Aristarch: Im Vorfeld schon als neuer bester Amateur bejubelt, konnte das deutsche Programm gegen die Gegner dieses Turniers einfach nicht überzeugen. Die Engine war Lieblingsgegner der meisten Engines und konnte keinen einzigen Matchsieg erringen. Das lässt nur einen Schluss zu: Um gegen Profi-Programme ebenso erfolgreich zu punkten wie etwa Ruffian, muss noch viel Entwicklungsarbeit in diese Engine gesteckt werden. Der Chessmaster in der Default-Einstellung schien Aristarch zwar zu liegen, doch ansonsten war Ari leider nur Punktelieferant für die anderen Programme und spielte nicht in derselben Liga. Trotzdem produzierte Aristarch einige schöne Partien, denn an Angriffswillen fehlt es der Engine nicht.


 

Schlussbemerkung

Auch dieses Projekt hat wieder sehr viel Spaß gemacht und war trotz der wesentlich höheren Partienzahl weniger aufwändig als das CPU-Masters 2001, da nur auf einem einzigen PC gespielt wurde.
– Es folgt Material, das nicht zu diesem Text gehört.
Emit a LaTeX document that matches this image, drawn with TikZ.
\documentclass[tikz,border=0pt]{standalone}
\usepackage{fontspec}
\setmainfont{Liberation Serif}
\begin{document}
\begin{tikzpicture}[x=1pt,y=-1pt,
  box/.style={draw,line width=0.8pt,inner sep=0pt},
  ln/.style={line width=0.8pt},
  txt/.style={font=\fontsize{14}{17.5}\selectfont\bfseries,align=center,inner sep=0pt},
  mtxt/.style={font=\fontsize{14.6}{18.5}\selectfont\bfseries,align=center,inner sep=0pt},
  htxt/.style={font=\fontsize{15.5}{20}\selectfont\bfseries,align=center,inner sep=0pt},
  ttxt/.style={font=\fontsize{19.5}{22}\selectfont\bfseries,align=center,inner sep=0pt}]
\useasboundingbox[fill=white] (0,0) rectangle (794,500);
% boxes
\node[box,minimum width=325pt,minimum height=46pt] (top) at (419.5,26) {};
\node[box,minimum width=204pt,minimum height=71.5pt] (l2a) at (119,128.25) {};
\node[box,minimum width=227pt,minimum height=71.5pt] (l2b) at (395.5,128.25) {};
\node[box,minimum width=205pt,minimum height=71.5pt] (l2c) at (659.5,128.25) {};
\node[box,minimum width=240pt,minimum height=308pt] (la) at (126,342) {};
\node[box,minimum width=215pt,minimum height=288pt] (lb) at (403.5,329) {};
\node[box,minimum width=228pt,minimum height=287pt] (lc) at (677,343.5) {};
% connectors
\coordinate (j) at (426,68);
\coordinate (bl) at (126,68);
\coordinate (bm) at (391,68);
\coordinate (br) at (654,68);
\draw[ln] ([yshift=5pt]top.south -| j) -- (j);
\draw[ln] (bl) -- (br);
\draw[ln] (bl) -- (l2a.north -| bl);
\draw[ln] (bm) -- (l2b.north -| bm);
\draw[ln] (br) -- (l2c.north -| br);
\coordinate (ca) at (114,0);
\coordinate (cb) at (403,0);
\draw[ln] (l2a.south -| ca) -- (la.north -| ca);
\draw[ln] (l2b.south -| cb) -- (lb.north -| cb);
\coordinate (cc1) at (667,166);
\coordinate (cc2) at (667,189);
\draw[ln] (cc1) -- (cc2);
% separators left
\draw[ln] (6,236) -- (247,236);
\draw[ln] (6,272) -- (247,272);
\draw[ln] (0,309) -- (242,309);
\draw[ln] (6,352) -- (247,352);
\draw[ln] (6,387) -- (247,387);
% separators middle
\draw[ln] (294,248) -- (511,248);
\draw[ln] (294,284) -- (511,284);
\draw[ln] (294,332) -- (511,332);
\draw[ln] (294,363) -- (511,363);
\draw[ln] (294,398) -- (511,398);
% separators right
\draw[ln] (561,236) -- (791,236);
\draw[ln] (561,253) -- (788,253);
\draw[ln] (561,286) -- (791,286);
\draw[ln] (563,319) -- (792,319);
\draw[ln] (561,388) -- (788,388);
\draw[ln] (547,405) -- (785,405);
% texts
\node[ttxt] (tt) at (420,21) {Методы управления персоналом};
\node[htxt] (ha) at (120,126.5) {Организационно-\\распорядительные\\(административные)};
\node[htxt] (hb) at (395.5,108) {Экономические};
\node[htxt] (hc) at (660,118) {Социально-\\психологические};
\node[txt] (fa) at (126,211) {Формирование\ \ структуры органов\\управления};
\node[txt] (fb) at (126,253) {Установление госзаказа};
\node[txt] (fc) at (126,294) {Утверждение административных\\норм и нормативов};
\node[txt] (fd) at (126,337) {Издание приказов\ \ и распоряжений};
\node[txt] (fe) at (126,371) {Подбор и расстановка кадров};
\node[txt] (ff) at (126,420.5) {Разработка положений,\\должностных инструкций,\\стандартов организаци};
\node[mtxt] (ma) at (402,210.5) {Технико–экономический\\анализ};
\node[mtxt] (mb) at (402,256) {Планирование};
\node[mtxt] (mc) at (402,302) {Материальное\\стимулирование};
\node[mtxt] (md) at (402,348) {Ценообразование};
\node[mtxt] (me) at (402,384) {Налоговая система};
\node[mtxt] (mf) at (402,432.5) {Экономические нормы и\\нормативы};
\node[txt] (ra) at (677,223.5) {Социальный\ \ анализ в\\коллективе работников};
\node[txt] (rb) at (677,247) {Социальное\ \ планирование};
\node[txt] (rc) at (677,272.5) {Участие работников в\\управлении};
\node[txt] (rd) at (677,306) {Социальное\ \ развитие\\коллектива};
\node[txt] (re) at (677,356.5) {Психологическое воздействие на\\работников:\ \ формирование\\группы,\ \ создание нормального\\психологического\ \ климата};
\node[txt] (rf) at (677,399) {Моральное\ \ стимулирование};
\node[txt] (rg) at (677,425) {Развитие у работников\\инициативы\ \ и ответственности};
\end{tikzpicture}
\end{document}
Es ist einfach spannend, wenn man wieder ein neues Programm ins Rennen schickt um zu sehen, wie es sich gegen die anderen Engines schlägt. Natürlich ist es auch sehr interessant, die teilweise hochspannenden Partien zu beobachten oder mit seinem Lieblingsprogramm mitzuleiden. Trotzdem werde ich ein Projekt in dieser Größenordnung nicht noch einmal durchführen. Die Grund dafür ist, dass am Ende eines solchen Mammut-Turniers schon wieder aktuellere (und damit meist stärkere) Versionen der Programme im Umlauf sind. Das hat wiederum zur Folge, dass man sich weniger für den Endstand eines solchen Turniers mit nicht mehr ganz aktuellen Engines interessiert und lieber die neuen Versionen spielen sehen möchte. Allerdings steht durch dieses Turnier jetzt eine große Anzahl von Turnierpartien zur Verfügung, welche auch bei der Beurteilung neuerer Engines helfen kann: Findet z.B. die neuere Version des Programms X in Stellung Y jetzt einen besseren Zug als die hier verwendete? Diese oder ähnliche Untersuchungen könnten nun folgen.

Mein nächstes größeres Vorhaben ist die Teilnahme am CSS-Engine-Masters 2003. Danach werde ich sicherlich auch wieder eigene Projekte in Angriff nehmen, jedoch wird es entweder eine Kürzung bei der Bedenkzeit oder bei der Anzahl der Partien geben.